The decision to merge Griffith High School and Wade High School across separate campuses has provoked strong reactions across the community.
The Area News contacted a former student from each school to get their opinions.
Bree Yerbury, former Wade High student
Ms Yerbury, who has siblings still at the school, said she does not see the practicality in the school merger.
“Of course, I understand how expertise in subjects based on campuses could potentially benefit students. However, I don't see the merger working efficiently,” she said.
Ms Yerbury said from her own schooling she has come to see students have a diverse skill set in subjects.
“What would happen to those sorts of students?,” she asked.
“I think travelling from campus to campus is a major issue, but a major concern of students is a social divide that exists among student.”
“In theory, the merger could bring unity to the schools but I think each school have that school spirit that makes them unique”.

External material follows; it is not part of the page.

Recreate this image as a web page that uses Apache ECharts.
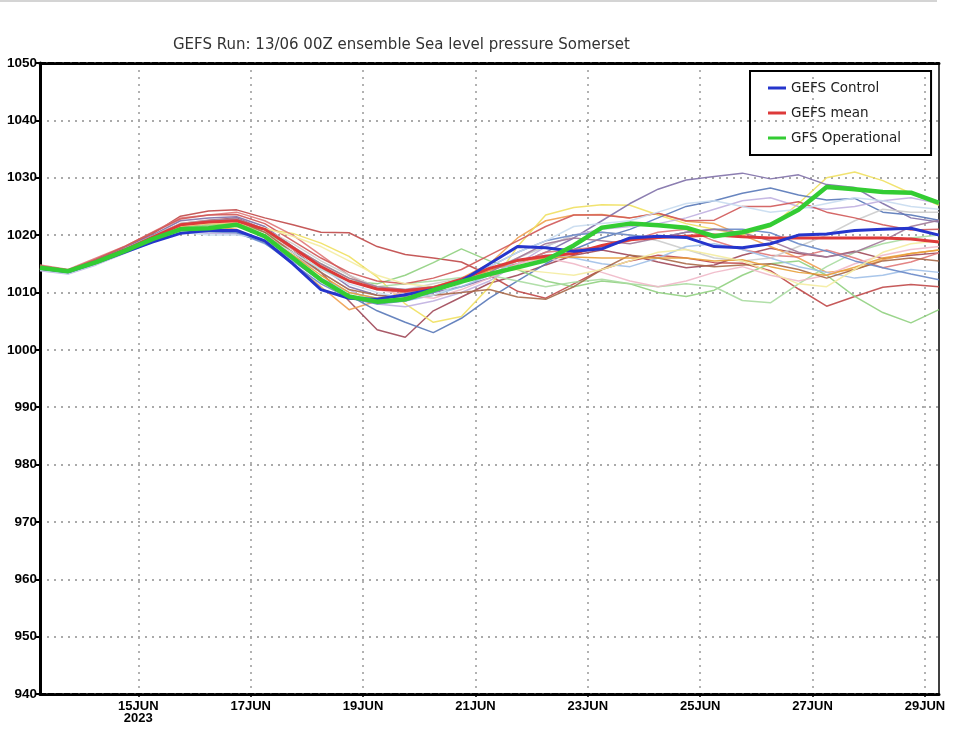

Bruce Harper, former Griffith High student
Mr Harper was in Griffith for the weekend for the 50-year reunion of Griffith High’s class of 1967. He was also a teacher for 39 years who worked in both public and private schools across NSW.
He said, as an outside observer now living in Wagga, he didn’t see a lot of benefits in the merger for Griffith High.
“I think it’s step backwards. The bigger the school, the more impersonal it gets.”
Mr Harper said Griffith High has state of the art facilities today, as good as any public school he’s ever seen. The school’s current student population of around 600 was “perfect”.
“Back in the 1960s, we had nearly 2000 students at the school and it was bursting at the seam. This is one reason they opened Wade High.”
Mr Harper said students travelling between the two campuses would get tricky, as they’re a long way apart.
Coverage of the 1967 Griffith High school reunion will be published soon.
Around 60 per cent of respondents to a poll by The Area News did not agree with the decision.
In response to the question “are you pleased with the final decision regarding Griffith’s high schools?”, the results were as follows:
41 per cent said no, leave our schools alone.
19 per cent said no, we need a different plan to fix Griffith’s secondary government schools.
9 per cent said they were not sure.
14 per cent said yes but with some minor tweaking.
16 per cent said it’s exactly what we need.